======== COLLECTED MATERIAL ========
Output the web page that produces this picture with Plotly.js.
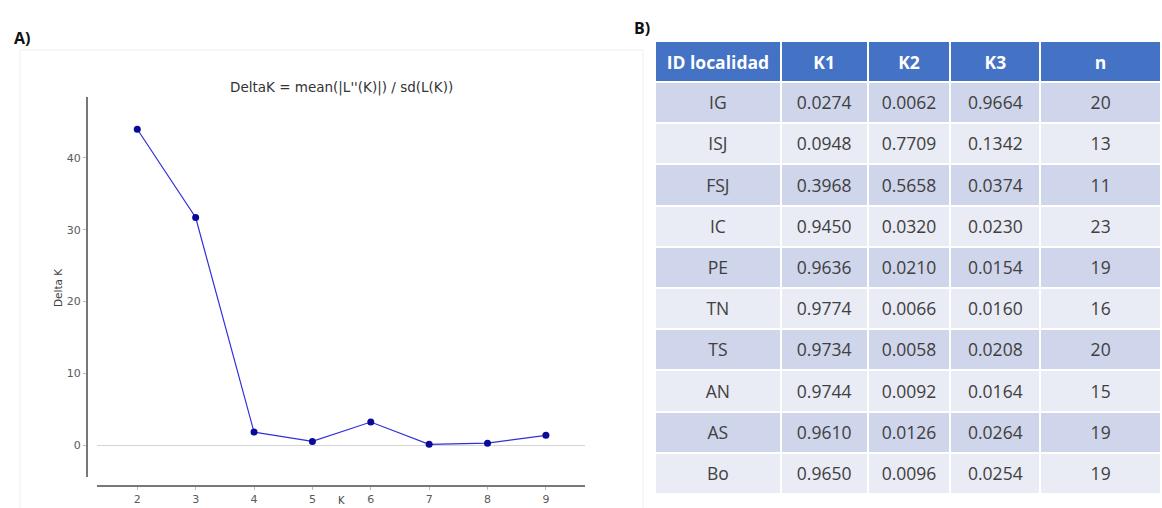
<!DOCTYPE html>
<html>
<head>
<meta charset="utf-8">
<script src="https://cdn.plot.ly/plotly-3.0.1.min.js"></script>
<style>html,body{margin:0;padding:0;background:#fff;}#chart{width:1162px;height:508px;}</style>
</head>
<body>
<div id="chart"></div>
<script>
// ---- Data ----
const kValues = [2, 3, 4, 5, 6, 7, 8, 9];
const deltaK = [44.0, 31.7, 1.8, 0.5, 3.2, 0.1, 0.25, 1.35];

const localidades = ["IG", "ISJ", "FSJ", "IC", "PE", "TN", "TS", "AN", "AS", "Bo"];
const k1 = [0.0274, 0.0948, 0.3968, 0.9450, 0.9636, 0.9774, 0.9734, 0.9744, 0.9610, 0.9650];
const k2 = [0.0062, 0.7709, 0.5658, 0.0320, 0.0210, 0.0066, 0.0058, 0.0092, 0.0126, 0.0096];
const k3 = [0.9664, 0.1342, 0.0374, 0.0230, 0.0154, 0.0160, 0.0208, 0.0164, 0.0264, 0.0254];
const nInd = [20, 13, 11, 23, 19, 16, 20, 15, 19, 19];
const headers = ["ID localidad", "K1", "K2", "K3", "n"];

const W = 1162, H = 508;
const px = x => x / W;
const py = y => 1 - y / H;

const fmt = a => a.map(v => v.toFixed(4));
const rowFill = localidades.map((_, i) => i % 2 === 0 ? "#CFD5EA" : "#E9EBF5");
const colWidths = [126, 87, 83, 90, 121];
const cellValues = [localidades, fmt(k1), fmt(k2), fmt(k3), nInd.map(String)];
const blank = cellValues.map(col => col.map(() => ""));

const lineTrace = {
  type: "scatter",
  mode: "lines+markers",
  x: kValues,
  y: deltaK,
  xaxis: "x",
  yaxis: "y",
  line: {color: "#3030d8", width: 1.2},
  marker: {color: "#0a0a9a", size: 7},
  hoverinfo: "x+y",
  showlegend: false
};

// table background (cells + white grid)
const tableBg = {
  type: "table",
  domain: {x: [px(655), 1], y: [py(495), py(41)]},
  columnwidth: colWidths,
  header: {
    values: headers.map(() => ""),
    fill: {color: "#4472C4"},
    line: {color: "#ffffff", width: 2},
    height: 41
  },
  cells: {
    values: blank,
    fill: {color: colWidths.map(() => rowFill)},
    line: {color: "#ffffff", width: 2},
    height: 41.2
  }
};

// table text, vertically centred in the cells
const tableText = {
  type: "table",
  domain: {x: [px(655), 1], y: [py(502), py(42)]},
  columnwidth: colWidths,
  header: {
    values: headers.map(h => "<b>" + h.replace(/ /g, "\u00a0") + "</b>"),
    fill: {color: "rgba(0,0,0,0)"},
    line: {color: "rgba(0,0,0,0)", width: 0},
    font: {family: "Open Sans, sans-serif", size: 17.5, color: "#ffffff"},
    align: "center",
    height: 46
  },
  cells: {
    values: cellValues,
    fill: {color: "rgba(0,0,0,0)"},
    line: {color: "rgba(0,0,0,0)", width: 0},
    font: {family: "Open Sans, sans-serif", size: 17.5, color: "#404040"},
    align: "center",
    height: 41.2
  }
};

const axisFont = {family: "DejaVu Sans, sans-serif", size: 11, color: "#5a5a5a"};

const layout = {
  width: W, height: H,
  margin: {l: 0, r: 0, t: 0, b: 0},
  paper_bgcolor: "#ffffff",
  plot_bgcolor: "rgba(0,0,0,0)",
  showlegend: false,
  xaxis: {
    domain: [px(97), px(585)],
    anchor: "free",
    position: py(486),
    range: [1.31, 9.67],
    tickvals: kValues,
    showgrid: false,
    zeroline: false,
    showline: true,
    linecolor: "#777",
    linewidth: 2,
    ticks: "outside",
    ticklen: 3,
    tickcolor: "#bbb",
    tickfont: axisFont
  },
  yaxis: {
    domain: [py(477), py(97)],
    anchor: "free",
    position: px(87),
    range: [-4.46, 48.5],
    tickvals: [0, 10, 20, 30, 40],
    showgrid: false,
    zeroline: true,
    zerolinecolor: "#d4d4d4",
    zerolinewidth: 1,
    showline: true,
    linecolor: "#777",
    linewidth: 2,
    ticks: "outside",
    ticklen: 3,
    tickcolor: "#bbb",
    tickfont: axisFont
  },
  shapes: [
    {type: "rect", xref: "paper", yref: "paper", x0: px(20), x1: px(643), y0: py(520), y1: py(50),
     line: {color: "#efefef", width: 1}, fillcolor: "rgba(0,0,0,0)", layer: "below"}
  ],
  annotations: [
    {text: "<b>A)</b>", xref: "paper", yref: "paper", x: px(12), y: py(38), xanchor: "left", yanchor: "middle",
     showarrow: false, font: {family: "Open Sans, sans-serif", size: 16, color: "#111"}},
    {text: "<b>B)</b>", xref: "paper", yref: "paper", x: px(632), y: py(28), xanchor: "left", yanchor: "middle",
     showarrow: false, font: {family: "Open Sans, sans-serif", size: 16, color: "#111"}},
    {text: "DeltaK = mean(|L''(K)|) / sd(L(K))", xref: "paper", yref: "paper", x: px(341), y: py(87),
     xanchor: "center", yanchor: "middle", showarrow: false,
     font: {family: "DejaVu Sans, sans-serif", size: 13.5, color: "#333"}},
    {text: "Delta K", xref: "paper", yref: "paper", x: px(58), y: py(288), textangle: -90,
     xanchor: "center", yanchor: "middle", showarrow: false,
     font: {family: "DejaVu Sans, sans-serif", size: 10.5, color: "#444"}},
    {text: "K", xref: "paper", yref: "paper", x: px(341), y: 0, xanchor: "center", yanchor: "bottom",
     showarrow: false, font: {family: "DejaVu Sans, sans-serif", size: 10, color: "#444"}}
  ]
};

Plotly.newPlot("chart", [lineTrace, tableBg, tableText], layout, {displayModeBar: false, staticPlot: true});
</script>
</body>
</html>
========
Set the lines above down again, word for word, from the first through the one containing "const deltaK = [44.0, 31.7, 1.8, 0.5, 3.2, 0.1, 0.25, 1.35];"; pictures excluded.

Output the web page that produces this picture with Plotly.js.
<!DOCTYPE html>
<html>
<head>
<meta charset="utf-8">
<script src="https://cdn.plot.ly/plotly-3.0.1.min.js"></script>
<style>html,body{margin:0;padding:0;background:#fff;}#chart{width:1162px;height:508px;}</style>
</head>
<body>
<div id="chart"></div>
<script>
// ---- Data ----
const kValues = [2, 3, 4, 5, 6, 7, 8, 9];
const deltaK = [44.0, 31.7, 1.8, 0.5, 3.2, 0.1, 0.25, 1.35];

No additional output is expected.